Insurers advised on risk models
August 25, 2007 by admin
Filed under News, News-Insurance
With Hurricane Dean having caused havoc across the Caribbean in the past week, along with forest fires caused by the Mediterranean heatwave – not to mention the two disastrous floods in southern England last month and in June – this summer has been marked by an unusually high amount of natural disasters.
Insurance companies have been left to count the costs, with the two UK floods alone estimated to set them back £2.5 billion, according to figures from the Association of British Insurers (ABI).
Today, investments company F&C warned insurers that, with the seemingly higher incidences of natural disasters, they will need to adjust their risk models accordingly.

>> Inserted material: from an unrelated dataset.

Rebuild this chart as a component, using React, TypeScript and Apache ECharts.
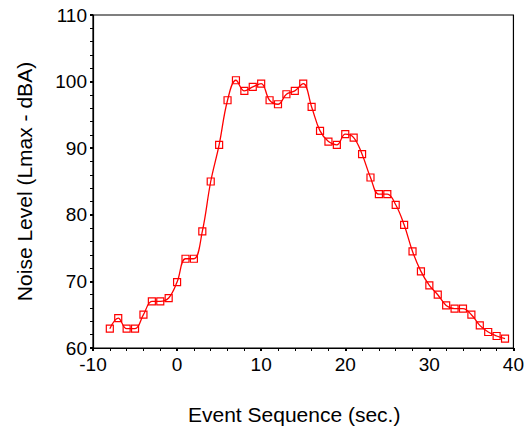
import React, { useEffect, useRef } from "react";
import * as echarts from "echarts";

const seconds = [
  -8, -7, -6, -5, -4, -3, -2, -1, 0, 1, 2, 3, 4, 5, 6, 7, 8, 9, 10, 11, 12, 13, 14, 15,
  16, 17, 18, 19, 20, 21, 22, 23, 24, 25, 26, 27, 28, 29, 30, 31, 32, 33, 34, 35, 36, 37, 38, 39,
];
const noiseLevel = [
  62.9, 64.5, 62.9, 62.9, 65.0, 67.0, 67.0, 67.5, 69.9, 73.4, 73.4, 77.5, 85.0, 90.5, 97.2, 100.2,
  98.6, 99.2, 99.7, 97.2, 96.6, 98.1, 98.6, 99.7, 96.2, 92.6, 91.0, 90.5, 92.1, 91.6, 89.1, 85.6,
  83.1, 83.1, 81.5, 78.5, 74.5, 71.5, 69.4, 68.0, 66.4, 65.9, 65.9, 65.0, 63.4, 62.4, 61.8, 61.4,
];
const xTitle = "Event Sequence (sec.)";
const yTitle = "Noise Level (Lmax - dBA)";

export default function App() {
  const ref = useRef<HTMLDivElement>(null);
  useEffect(() => {
    if (!ref.current) return;
    const chart = echarts.init(ref.current, null, { renderer: "svg" });
    const font = "'Liberation Sans', Arial, sans-serif";
    const axisCommon = {
      axisLine: { show: true, onZero: false, lineStyle: { color: "#000", width: 1.2 } },
      axisTick: { show: true, inside: false, length: 3, lineStyle: { color: "#000", width: 2 } },
      minorTick: { show: true, splitNumber: 5, length: 3, lineStyle: { color: "#000", width: 1 } },
      splitLine: { show: false },
      minorSplitLine: { show: false },
      axisLabel: { color: "#000", fontSize: 19, fontFamily: font },
      nameTextStyle: { color: "#000", fontSize: 21, fontFamily: font },
    };
    chart.setOption({
      animation: false,
      backgroundColor: "#fff",
      grid: {
        left: 93,
        right: 12,
        top: 15,
        bottom: 87,
        show: true,
        borderColor: "#000",
        borderWidth: 1.2,
        backgroundColor: "transparent",
      },
      xAxis: {
        type: "value",
        min: -10,
        max: 40,
        interval: 10,
        name: xTitle,
        nameLocation: "middle",
        nameGap: 56,
        ...axisCommon,
        nameTextStyle: { ...axisCommon.nameTextStyle, padding: [0, 18, 0, 0] },
        axisLabel: { ...axisCommon.axisLabel, margin: 7 },
      },
      yAxis: {
        type: "value",
        min: 60,
        max: 110,
        interval: 10,
        name: yTitle,
        nameLocation: "middle",
        nameGap: 58,
        ...axisCommon,
        axisLabel: { ...axisCommon.axisLabel, margin: 6 },
      },
      series: [
        {
          type: "line",
          data: seconds.map((s, i) => [s, noiseLevel[i]]),
          smooth: 0.4,
          symbol: "rect",
          symbolSize: 7,
          showAllSymbol: true,
          lineStyle: { color: "#ff0000", width: 1.3 },
          itemStyle: { color: "rgba(255,255,255,0)", borderColor: "#ff0000", borderWidth: 1.2 },
        },
      ],
    });
    return () => chart.dispose();
  }, []);
  return (
    <div
      ref={ref}
      style={{ position: "fixed", left: 0, top: 0, width: 527, height: 435, background: "#fff" }}
    />
  );
}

Associate director in the firm’s governance and sustainable investment team Vicki Bakhshi said: “The good news is that the sector is starting to wake up, and some risk models are now beginning to be amended. But the question is: which will change faster, the way the insurance sector operates or the weather?
“Despite the change in climate conditions, the risk models used by insurers are almost entirely based on historical patterns, not on climate science, and they do not take into account this upward shift in the risks,” she added.
“This means insurers might be underpricing risk. And some may also be underestimating the amount of capital they need to survive the kind of mega-catastrophes that are more likely to occur as a result of climate change.”
F&C also announced today that it has been conducting research into how insurance companies are responding to climate change, and will be publishing a report on it soon.